SRO GT4-Pläne für 2018: Ambitioniert, aber sinnvoll (Meinung)
Auf den ersten Blick nicht ganz einleuchtend erschienen vielen Lesern wohl die von Stephane Ratel in Spa präsentierten Pläne für einen erneuten Umbau der europäischen GT4-Landschaft. Nachdem die Szene 2017 ihr erstes richtiges Boom-Jahr seit langem erlebt, wäre eventuell zu erwarten gewesen, dass man – getreu dem Informatiker-Motto „Never change a running system“ – für die kommenden Jahre an der momentanen Serienstruktur festhält. Nicht aber mit Stephane Ratel: Der GT-Supremo will nun die GT4-Serie auf ein breiteres Fundament stellen. In unseren Augen eine richtige Entscheidung.
Zunächst muss konstatiert werden, dass die aktuelle Serienstruktur der GT4-European Series mit Northern Cup und Southern Cup und jeweils drei punkteberechtigten Gastrennen im jeweiligen Partner-Cup übermäßig komplex war und weder bei den Teams noch bei den Medien und den Fans gut ankam – die Aufmerksamkeit konzentriert sich fast gänzlich auf die separaten Teil-Meisterschaften. Über den Stand der Gesamtmeisterschaft finden sich noch nicht einmal auf den jeweiligen Serien-Homepages aktuelle Informationen, was aber nicht weiter tragisch ist, da sich bisher ohnehin nur eine sehr überschaubare Anzahl von Teams für das Antreten bei den „Auswärtsspielen“ in der jeweils anderen Teil-Serie gefunden hat und der Gesamttitel damit alles andere als heiß umkämpft ist. Mit der Umstrukturierung auf nur eine europäische Meisterschaft mit einer überschaubaren Anzahl von Wertungsläufen tut man sich damit sicher einen Gefallen.
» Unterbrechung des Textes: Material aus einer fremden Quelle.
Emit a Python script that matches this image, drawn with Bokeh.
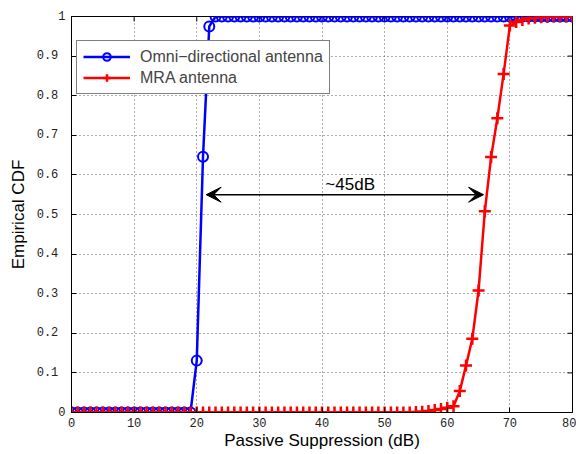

Dazu kommt, dass die Gelegenheit für eine Expansion der GT4-Plattform aktuell sehr günstig ist – die Einführung der Kundensport-Projekte von Audi, BMW und Mercedes dürfte zu einer deutlichen Zunahme an Aufmerksamkeit und Startern in der Szene führen, so dass die Einrichtung eines zentral-europäischen, auf Deutschland konzentrierten, Cups durchaus erfolgversprechend erscheint. Damit die Einführung dieses Cups nicht zu Lasten des zukünftigen „Oberhauses“ - also der GT4-European Series – geht, deren Teams aktuell zu gut 50% aus dem deutschsprachigen Raum stammen, haben Ratel und GT4-Serienorganisator Max Braams mit zweierlei Maßnahmen vorgebaut: Zum einen durch die Beschränkung von reinen Silber-Fahrerpaarungen auf die Europa-Serie und zum anderen durch den – nicht zuletzt durch die gesicherten Live-Übertragungen – attraktiven Kalender. Das größere Risiko dürfte damit eher sein, dass die Mitteleuropa-Serie nicht so Recht in Gang kommt. Hier setzen die Serienorganisatoren wohl auf die Tatsache, dass weitere Teams aus Deutschland und den umliegenden Ländern durch die Ankunft der Kundensportprogramme der deutschen Premiumhersteller in die Serie gelockt werden. Eventuell pokert man auch darauf, dass eine Reihe von Teams aus der gerade in Deutschland bereits überhitzten TCR-Szene in die GT4 wechselt.
Am Unklarsten sind Ratels Pläne aktuell noch für Großbritannien, wo man einen „British GT4 Cup“ größtenteils aus der Britischen GT-Meisterschaft ausgliedern will. Offen sind hier vor allem noch die Fragen nach der Zusammensetzung des zukünftigen Feldes in der offiziellen Meisterschaft, welches aktuell aus knapp einem Dutzend GT3-Autos und etwa 20 GT4-Fahrzeugen besteht. Sollte es zu einem kompletten Abzug der GT4 aus der Meisterschaft kommen, hätten die GT3-Fahrzeuge alleine also mithin ein sehr übersichtliches Starterfeld. Daneben stellt sich auch die Frage nach der Zukunft der in Großbritannien schon bewährten reinen Silber-Paarungen in der GT4-Klasse, welche nach Ratels Plänen von den regionalen Cups ja eigentlich ausgeschlossen sein sollten. Eine mögliche Lösung beider Probleme könnte sich eventuell ergeben, indem man die Silber-Fahrer aus der GT4 in der offiziellen Meisterschaft belässt und nur die Pro/Am-Teams in den neuen Cup ausgliedert. Mit etwas Optimismus könnten in diesem Szenario durchaus je ca.20 Autos für beide Serien vorstellbar sein.